A subset of our remote event log collections have stopped spontaneously.
We have a total of 70 remote event logs being monitored, however approx 25% of them have stopped.
Most of these stopped on the same day, and some stopped a couple days later. They are using the same index.
I have disabled collection of one device and then re-enabled it and that has restored the logging on that device.
As soon as I track down who ordered Splunk I am planning for a support call, but I wanted to check and see if this is a known issue or if I am doing something wrong while I sort out the support login.

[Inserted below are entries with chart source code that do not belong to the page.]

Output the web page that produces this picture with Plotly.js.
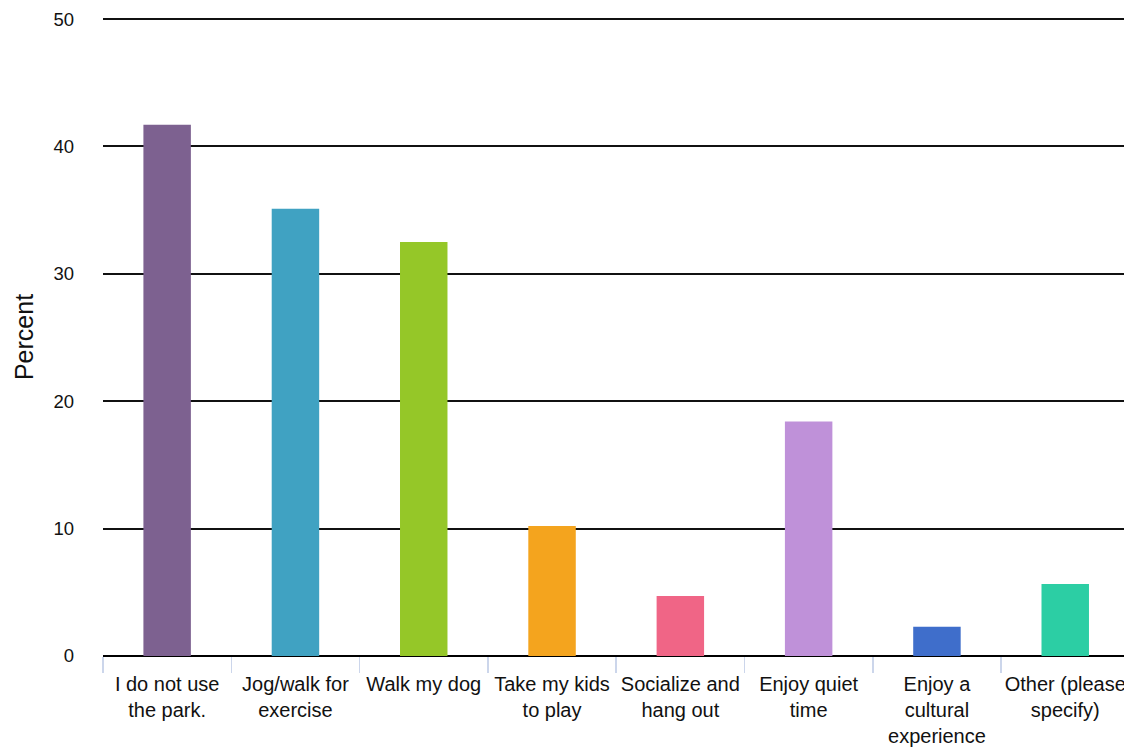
<!DOCTYPE html>
<html>
<head>
<meta charset="utf-8">
<script src="https://cdn.plot.ly/plotly-3.0.1.min.js"></script>
<style>
  html, body { margin: 0; padding: 0; background: #fff; }
  #chart { width: 1124px; height: 751px; }
</style>
</head>
<body>
<div id="chart"></div>
<script>
const categories = [
  "I do not use the park.",
  "Jog/walk for exercise",
  "Walk my dog",
  "Take my kids to play",
  "Socialize and hang out",
  "Enjoy quiet time",
  "Enjoy a cultural experience",
  "Other (please specify)"
];
const tickLabels = [
  "I do not use<br>the park.",
  "Jog/walk for<br>exercise",
  "Walk my dog",
  "Take my kids<br>to play",
  "Socialize and<br>hang out",
  "Enjoy quiet<br>time",
  "Enjoy a<br>cultural<br>experience",
  "Other (please<br>specify)"
];
const percentValues = [41.7, 35.1, 32.5, 10.2, 4.7, 18.4, 2.3, 5.65];
const barColors = ["#7d6190", "#40a2c2", "#95c728", "#f4a41e", "#f06586", "#bf91d9", "#3f6ecb", "#2ccea4"];
const yTickValues = [0, 10, 20, 30, 40, 50];

const font = "Liberation Sans, Arial, Helvetica, sans-serif";

const trace = {
  type: "bar",
  x: categories,
  y: percentValues,
  width: 0.37,
  marker: { color: barColors, line: { width: 0 } },
  hoverinfo: "x+y",
  showlegend: false
};

const layout = {
  width: 1124,
  height: 751,
  margin: { l: 103, r: 0, t: 18, b: 95, pad: 0 },
  paper_bgcolor: "#ffffff",
  plot_bgcolor: "#ffffff",
  font: { family: font, size: 19, color: "#111" },
  xaxis: {
    type: "category",
    categoryorder: "array",
    categoryarray: categories,
    tickvals: categories,
    ticktext: tickLabels,
    range: [-0.5, 7.458],
    tickson: "boundaries",
    ticks: "outside",
    ticklen: 16,
    tickwidth: 1.5,
    tickcolor: "#ccd6eb",
    ticklabelstandoff: 14,
    showgrid: false,
    showline: false,
    zeroline: false,
    tickangle: 0,
    tickfont: { family: font, size: 20, color: "#111" },
    automargin: false
  },
  yaxis: {
    range: [0, 50.08],
    tickvals: yTickValues,
    ticktext: yTickValues.map(String),
    showgrid: true,
    gridcolor: "#111",
    gridwidth: 2,
    zeroline: true,
    zerolinecolor: "#000",
    zerolinewidth: 2.5,
    showline: false,
    ticks: "",
    ticklabelstandoff: 28,
    tickfont: { family: font, size: 18.5, color: "#111" },
    title: { text: "Percent", font: { family: font, size: 25, color: "#111" }, standoff: 12 },
    automargin: false
  }
};

Plotly.newPlot("chart", [trace], layout, { displayModeBar: false, staticPlot: true });
</script>
</body>
</html>
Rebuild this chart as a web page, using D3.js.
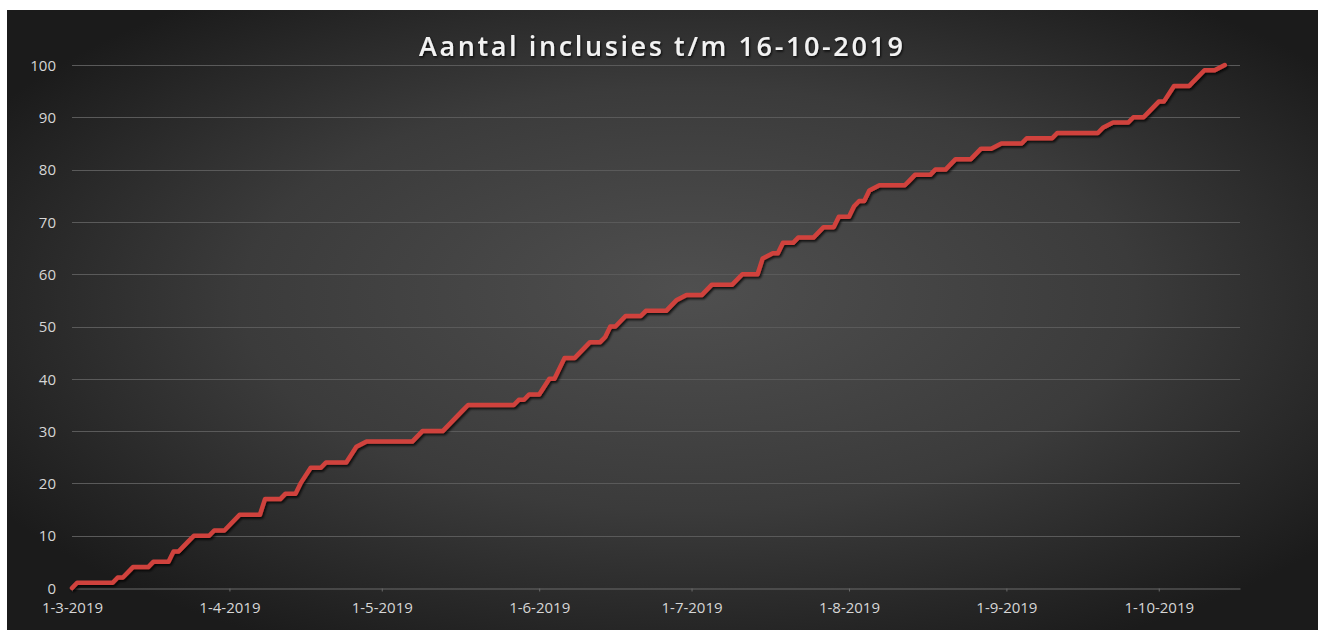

Hhmm.. checking out the splunk log, it seems that log collection is timing out during maintenance windows/downtime and once timed out it doesn't attempt to collect logs from that server until i start/stop.. is that expected behavior? -> looks like the backoff time is what we would want to adjust
10-15-2017 17:48:43.645 -0700 ERROR ExecProcessor - message from "F:\Splunk\bin\splunk-wmi.exe" WMI - Unable to connect to WMI namespace "\XXXX.dmz\root\cimv2" (attempt to connect took 998 microseconds) (error="The RPC server is unavailable." HRESULT=800706BA)
10-15-2017 17:48:43.645 -0700 ERROR ExecProcessor - message from "F:\Splunk\bin\splunk-wmi.exe" WMI - Giving up attempt to connect to WMI provider after maximum number of retries at maximum backoff time (BCASXXXX.dmz: System)